» **Work to do**
Leave out the images; return the rest of the data exactly.

-------- Provided data --------

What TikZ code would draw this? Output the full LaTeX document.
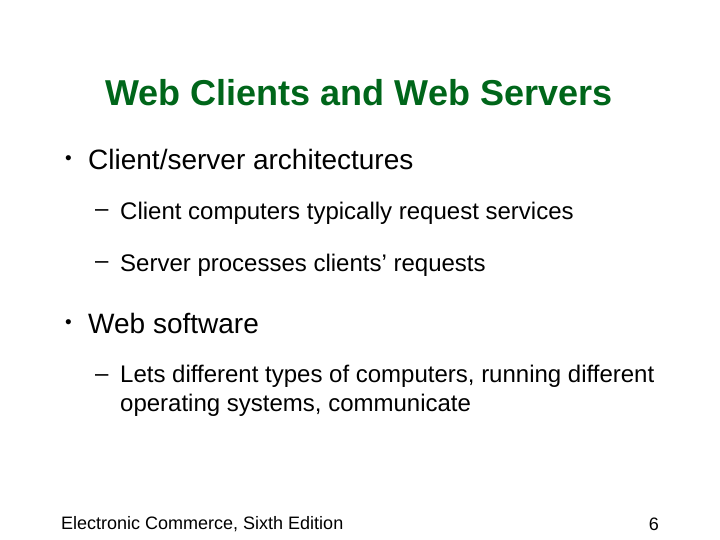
\documentclass[tikz,border=0pt]{standalone}
\usepackage{fontspec}
\setmainfont{Liberation Sans}
\definecolor{titlegreen}{HTML}{00661A}
\begin{document}
\begin{tikzpicture}[x=1pt,y=-1pt,
  lvl1/.style={anchor=west,inner sep=0,font=\fontsize{28}{32}\selectfont},
  dot/.style={anchor=west,inner sep=0,font=\fontsize{19}{22}\selectfont},
  lvl2/.style={anchor=west,inner sep=0,font=\fontsize{24}{29}\selectfont,align=left},
  foot/.style={inner sep=0,font=\fontsize{18}{21}\selectfont}]
\useasboundingbox[fill=white] (0,0) rectangle (720,540);
\node[inner sep=0,text=titlegreen,font=\bfseries\fontsize{36}{42}\selectfont] (title) at (359,93) {Web Clients and Web Servers};
\node[dot] (b1d) at (65,160) {•};
\node[lvl1] (b1) at (88,159) {Client/server architectures};
\node[lvl2] (s1d) at (95,213) {–};
\node[lvl2] (s1) at (120,213) {Client computers typically request services};
\node[lvl2] (s2d) at (95,265) {–};
\node[lvl2] (s2) at (120,265) {Server processes clients’ requests};
\node[dot] (b2d) at (65,324) {•};
\node[lvl1] (b2) at (88,323) {Web software};
\node[lvl2] (s3d) at (95,378) {–};
\node[lvl2,anchor=north west] (s3) at (120,365) {Lets different types of computers, running different\\operating systems, communicate};
\node[foot,anchor=west] (f1) at (61,524) {Electronic Commerce, Sixth Edition};
\node[foot,anchor=east] (f2) at (659,524) {6};
\end{tikzpicture}
\end{document}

--------

» **Solution for this exercise**
What TikZ code would draw this? Output the full LaTeX document.
\documentclass[tikz,border=0pt]{standalone}
\usepackage{fontspec}
\setmainfont{Liberation Sans}
\definecolor{titlegreen}{HTML}{00661A}
\begin{document}
\begin{tikzpicture}[x=1pt,y=-1pt,
  lvl1/.style={anchor=west,inner sep=0,font=\fontsize{28}{32}\selectfont},
  dot/.style={anchor=west,inner sep=0,font=\fontsize{19}{22}\selectfont},
  lvl2/.style={anchor=west,inner sep=0,font=\fontsize{24}{29}\selectfont,align=left},
  foot/.style={inner sep=0,font=\fontsize{18}{21}\selectfont}]
\useasboundingbox[fill=white] (0,0) rectangle (720,540);
\node[inner sep=0,text=titlegreen,font=\bfseries\fontsize{36}{42}\selectfont] (title) at (359,93) {Web Clients and Web Servers};
\node[dot] (b1d) at (65,160) {•};
\node[lvl1] (b1) at (88,159) {Client/server architectures};
\node[lvl2] (s1d) at (95,213) {–};
\node[lvl2] (s1) at (120,213) {Client computers typically request services};
\node[lvl2] (s2d) at (95,265) {–};
\node[lvl2] (s2) at (120,265) {Server processes clients’ requests};
\node[dot] (b2d) at (65,324) {•};
\node[lvl1] (b2) at (88,323) {Web software};
\node[lvl2] (s3d) at (95,378) {–};
\node[lvl2,anchor=north west] (s3) at (120,365) {Lets different types of computers, running different\\operating systems, communicate};
\node[foot,anchor=west] (f1) at (61,524) {Electronic Commerce, Sixth Edition};
\node[foot,anchor=east] (f2) at (659,524) {6};
\end{tikzpicture}
\end{document}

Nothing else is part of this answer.